The issue I was facing after the initial deployment was that my Vercel project was being updated by changes to the Sylvan repo, which means that when those changes got triggered, built, and then deployed I would end up with a blank website, because there is no content in the the Sylvan repo. My initial fix was to disable Vercel from accessing my Github repos and that worked for a few days but then I noticed that the GH Actions were starting to fail so I had to come up with a new solution or get off Vercel.

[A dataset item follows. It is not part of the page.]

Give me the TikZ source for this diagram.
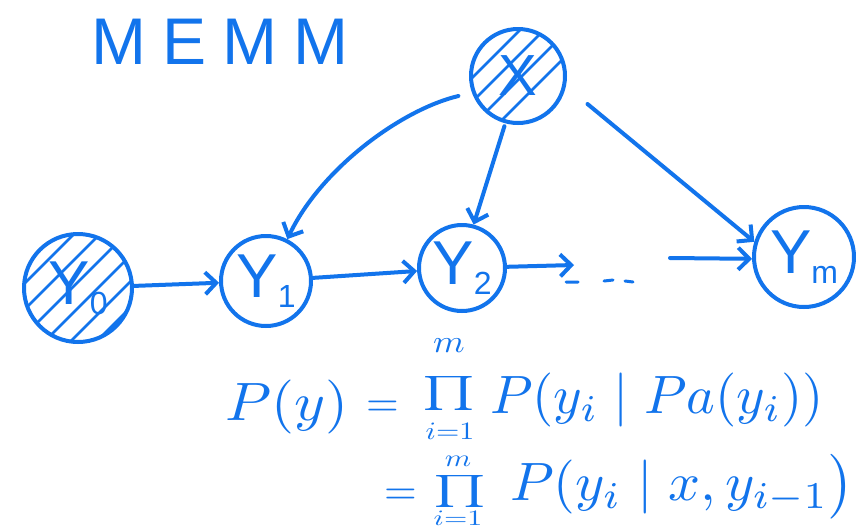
\documentclass[tikz,border=0pt]{standalone}
\usepackage{graphicx}
\usepackage{fontspec}
\setsansfont{Liberation Sans}
\usetikzlibrary{arrows.meta}
\definecolor{ink}{RGB}{18,116,236}
\newcommand\lowidx[1]{\raisebox{-10pt}{\fontsize{32}{32}\selectfont #1}}
\newcommand\bigmath[3]{\scalebox{#1}[#2]{$#3$}}
\begin{document}
\begin{tikzpicture}[x=1pt,y=-1pt,line cap=round,line join=round,
  var/.style={circle,draw=ink,line width=4pt,inner sep=0pt,text=ink,
    font=\sffamily\fontsize{62}{62}\selectfont},
  link/.style={draw=ink,line width=4pt,
    -{Straight Barb[length=11pt,width=22pt,line width=4pt]}},
  hatch/.style={draw=ink,line width=2.5pt},
  eqn/.style={text=ink,inner sep=0pt,anchor=base west},
  lim/.style={text=ink,inner sep=0pt}]
\fill[white] (0,0) rectangle (856,531);
\useasboundingbox (0,0) rectangle (856,531);

% title
\node[text=ink,font=\sffamily\fontsize{66}{66}\selectfont,anchor=base west]
  (title) at (88,64) {M\hspace{16pt}E\hspace{16pt}M\hspace{16pt}M};

% hatching of the observed variables
\begin{scope}
  \clip (78,288) circle (54);
  \foreach \d in {-84,-58,...,90}
    \draw[hatch] (78+\d-70,358) -- ++(140,-140);
\end{scope}
\begin{scope}
  \clip (518,76) circle (47);
  \foreach \d in {-44,-20,...,50}
    \draw[hatch] (518+\d-60,136) -- ++(120,-120);
\end{scope}

% variables
\node[var,minimum size=108pt] (y0) at (78,288) {Y\lowidx{0}};
\node[var,minimum size=90pt]  (y1) at (266,281) {Y\lowidx{1}};
\node[var,minimum size=86pt]  (y2) at (462,268) {Y\lowidx{2}};
\node[var,minimum size=100pt] (ym) at (804,257) {Y\lowidx{m}};
\node[var,minimum size=94pt,font=\sffamily\fontsize{58}{58}\selectfont]
  (x) at (518,76) {X};

% chain
\coordinate (dl) at (574,265);
\coordinate (dr) at (670,258);
\draw[link] (y0) -- (y1);
\draw[link] (y1) -- (y2);
\draw[link] (y2) -- (dl);
\draw[ink,line width=3pt] (566,282) -- (578,282) (604,281) -- (613,280)
  (625,281) -- (633,282);
\draw[link] (dr) -- (ym.182);

% dependence on the observation
\draw[link,shorten <=14pt] (x.200) .. controls (400,110) and (320,170) .. (y1.63);
\draw[link,shorten <=3pt] (x.255) -- (y2.75);
\draw[link,shorten <=28pt] (x.-12) -- (ym.163);

% factorisation, first line
\node[eqn] (lhs)   at (225,420) {\bigmath{5.9}{5.4}{P(y)}};
\node[eqn] (eqa)   at (366,416) {\bigmath{4.2}{4.2}{=}};
\node[lim] (proda) at (449,393) {\bigmath{5.6}{3.4}{\prod}};
\node[lim] (ma)    at (449,346) {\bigmath{3.6}{3.2}{m}};
\node[lim] (ia)    at (450,431) {\bigmath{3.0}{2.5}{i{=}1}};
\node[eqn] (rhsa)  at (490,413) {\bigmath{5.45}{5.4}{P(y_i \mid Pa(y_i))}};

% factorisation, second line
\node[eqn] (eqb)   at (384,504) {\bigmath{4.2}{4.2}{=}};
\node[lim] (prodb) at (460,491) {\bigmath{5.6}{3.2}{\prod}};
\node[lim] (mb)    at (458,461) {\bigmath{3.0}{2.4}{m}};
\node[lim] (ib)    at (458,518) {\bigmath{3.0}{2.2}{i{=}1}};
\node[eqn] (rhsb)  at (510,500) {\bigmath{5.6}{5.4}{P(y_i \mid x, y_{i-1}\bigr)}};
\end{tikzpicture}
\end{document}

My solution was based on a hunch. There was no reason that Vercel should know about Sylvan. I never told it about Syvlan when I created the project. The only way it could know Syvlan existed is if it was scraping the .git/
when I deployed via the Vercel CLI tool. So I followed my hunch, deleted that directory and then replaced it with the Org repo’s .git/
directory.
SUCCESS! Almost.
Now it was building based on triggers from the Org repo, which is better, but those builds will always fail because the org repo has no Nextjs code to deploy! So then I removed the step to copy the org repo’s git directory to the root. The Github action actually failed this time, it seems that the Vercel CLI requires the thing being uploads to use git, and without the .git/
directory, there is essentially no git.
Next idea: dummy git repo:
- name: Created a dummy git repo
run: git init . && git commit -a -m "boop"
This didn’t work because git didn’t know my user.email
or user.name
. Before I invested in bootstrapping git, I had had another idea; instead of creating a dummy git, just remove the remote, which I assume is how Vercel is finding the org repo.
- name: Move the org repo .git dir to root to satisfy Vercel
run: mv org/.git ./
- name: Expunge git remote
run: git remote remove origin
The build and deploy worked! But when I pushed a new commit to Github Vercel tried to build the project again, which of course failed. On a whim I checked the Vercel project and it had somehow connected itself to the org repo. I deleted the connection and… SUCCESS!
It’s a little more work than I wanted, but I can keep using Vercel at least!